They offered him ready money, and the erection of his Lands of Ossuna into a Dutchy; but he made answer, that he was of too ancient a Family to be content with a new Dutchy: That that of Medi­na Sidonia, the ancientest of Spain, be­longed to him in right of his Mother: That he should not fail to be thankful to those who would put him in possession of it, but so long as he lived he would not lose his hopes of recovering it. They pressed him no more at that time to de­clare for the Emperor, because he went to lead the Rebel Army to the Siege of the Town of Medina de Riosecco, where the Army of the Governours, too weak to keep the Field, was retired. They began there to be in want of Provisions and Forrage; and there needed no more, but to persist in intercepting their Con­voys, to oblige them to render upon dis­cretion, which would have occasioned the entire loss of Spain to the Emperor; but as he held it of a woman, who was his Mother, so it was preserved to him by another woman, the Countess of Me­dina.

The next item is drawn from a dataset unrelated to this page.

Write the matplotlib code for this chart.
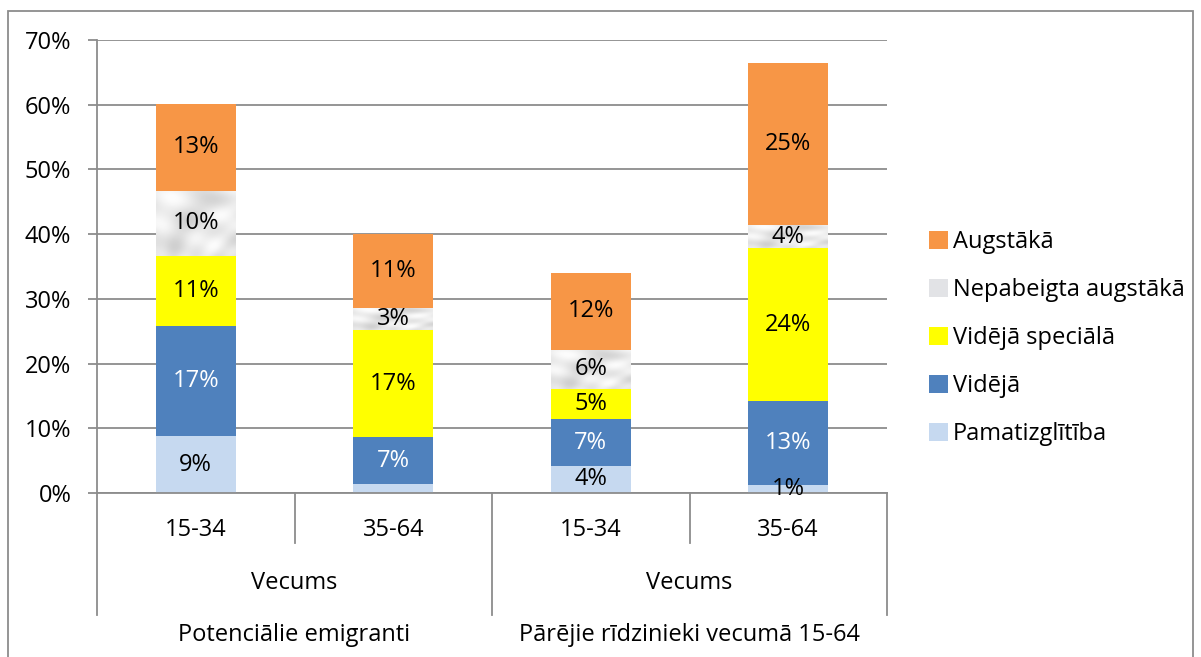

She was the near Kinswoman of Pedro Giron, and upon that pretext desired a Conference with him. Giron did not think he could civilly refuse the inter­view, [Page 591] and having consulted those of his party, granted it. The Countess re­presented to him, that all her Estate lay about Medina, and that the Army of the League would utterly ruine it, if they stayed a few days longer in the place where they were: That to prevent beg­gary, it had come into her mind to pro­pose an accommodation, which she judged to be too reasonable not to be ac­cepted: That the Town of Medina was no way considerable, but for the Army which defended it, and that it would al­ways receive the Law from him who should be Master of the Field: That if the League had no other intention in sei­zing it, but to take from the contrary party a place of so small importance, the Town offered to submit to them, provi­ded they would suffer those who had re­treated thither to march out: That in the mean time they could not force them out; and that there was no instance of a Town defended by an Army of all old Soldiers, that ever was taken by Storm.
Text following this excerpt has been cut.